Anaïs Demoustier, Josh Charles, Roschdy Zem

128 min.
2 juillet 2014
BIRD PEOPLE

Une foule de gens, fourmillante, emportée dans le flux du quotidien, suivant un courant de vie qui jamais ne semble s’arrêter ; l’horloge du Temps ancrée dans le béton et qui a la fixité de l’éternité, la course habituelle et rectiligne d’anonymes qu’un temps mathématique et objectif presse et stresse, encore et encore… Des gens et toujours des gens, hyper connectés via leur smartphone ou leur tablette, qui, noyés dans un océan humain, se referment dans leur petite bulle ; des gens, toujours des gens qui, le temps d’un trajet, se retrouvent côte à côte mais ne se parlent pas, pensent, téléphonent, écoutent de la musique, rêvassent, planifient le lendemain… Telles sont les premières images qui rythment magnifiquement le dernier film de Pascale Ferran, la réalisatrice multi-césarisée en 2007 pour son Lady Chatterley . Le rythme y est, les plans sont de toute beauté ; puis le cadre se rétrécit et se fixe sur deux drôles d’oiseaux : Gary Newman, un ingénieur américain vivant entre deux avions, en transit dans un hôtel à proximité de Roissy, et Audrey Camuzet, une jeune femme de chambre qui passe d’une chambre à l’autre pour effectuer, jour après jour, les mêmes gestes.
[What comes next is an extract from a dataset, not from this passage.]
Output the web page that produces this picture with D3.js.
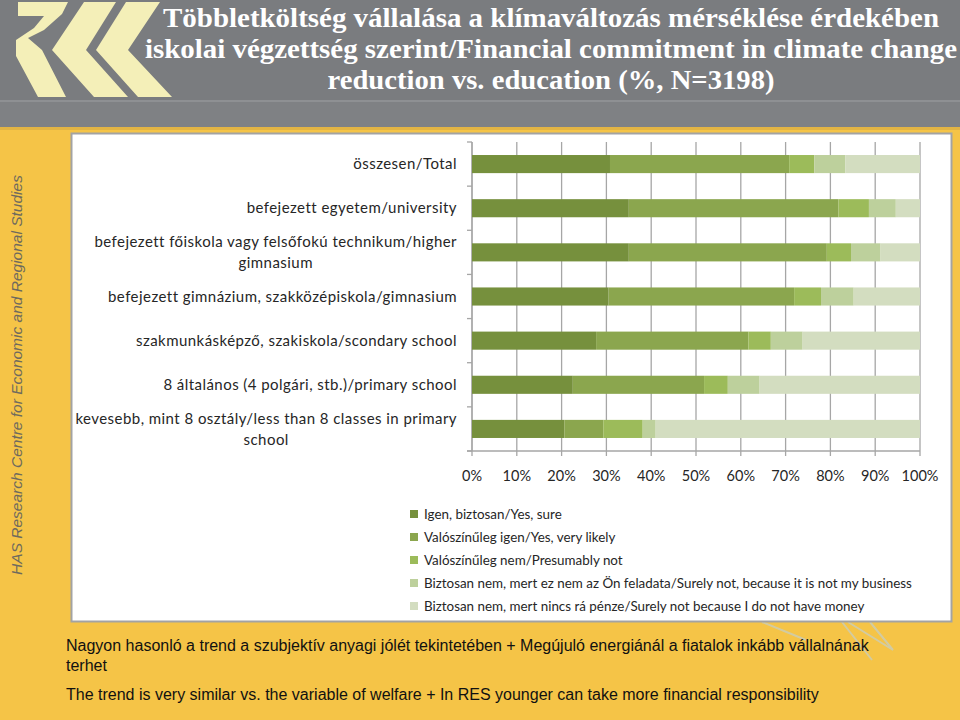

Tous deux rêvent d’un autre envol : il décide de tout abandonner ; elle fait une rencontre extraordinaire aussi volatile qu’éphémère…
 
Film inclassable, à mi-chemin entre la fable onirique et poétique, la tragi-comédie humaine et sociale, et un conte de fées dont les formes traditionnelles ont été sacrément bousculées, Bird People est un oiseau rare qui s’apprivoise avec le sublime de l’étonnement et l’urgence de la patience. Ancré dans la réalité tout autant qu’il déploie les ailes de l’imaginaire, Bird People explore avec minutie les travers d’une société qui éloigne les gens autant qu’elle les rapproche. « J’espère en tous cas qu’en sortant du film, le spectateur sera plus content qu’à son arrivée dans la salle. Je souhaite que son horizon se sera élargi, que le film lui aura redonné de la vision, de l’air, de l’espoir, la capacité de rêver, qu’il lui aura redonné une forme d’émerveillement et de poésie sur le monde. », nous confiait Pascale Ferran lors d’une récente entrevue. (A découvrir sur ce site http://cinefemme.be/interview?ivw=69 )

« Today is gonna be the day / You hear somebody say / We need you wide awake” chante Agnes Obel dans son titre “Just so”. Ces paroles offrent un bel écho à l’invite sensible et poétique que nous propose Pascale Ferran : écarquillons les yeux sur le monde avec l’émerveillement d’un enfant car c’est là où naît l’enfance de l’art, car c’est là où s’éveille et se renouvelle chaque jour l’art de la vie.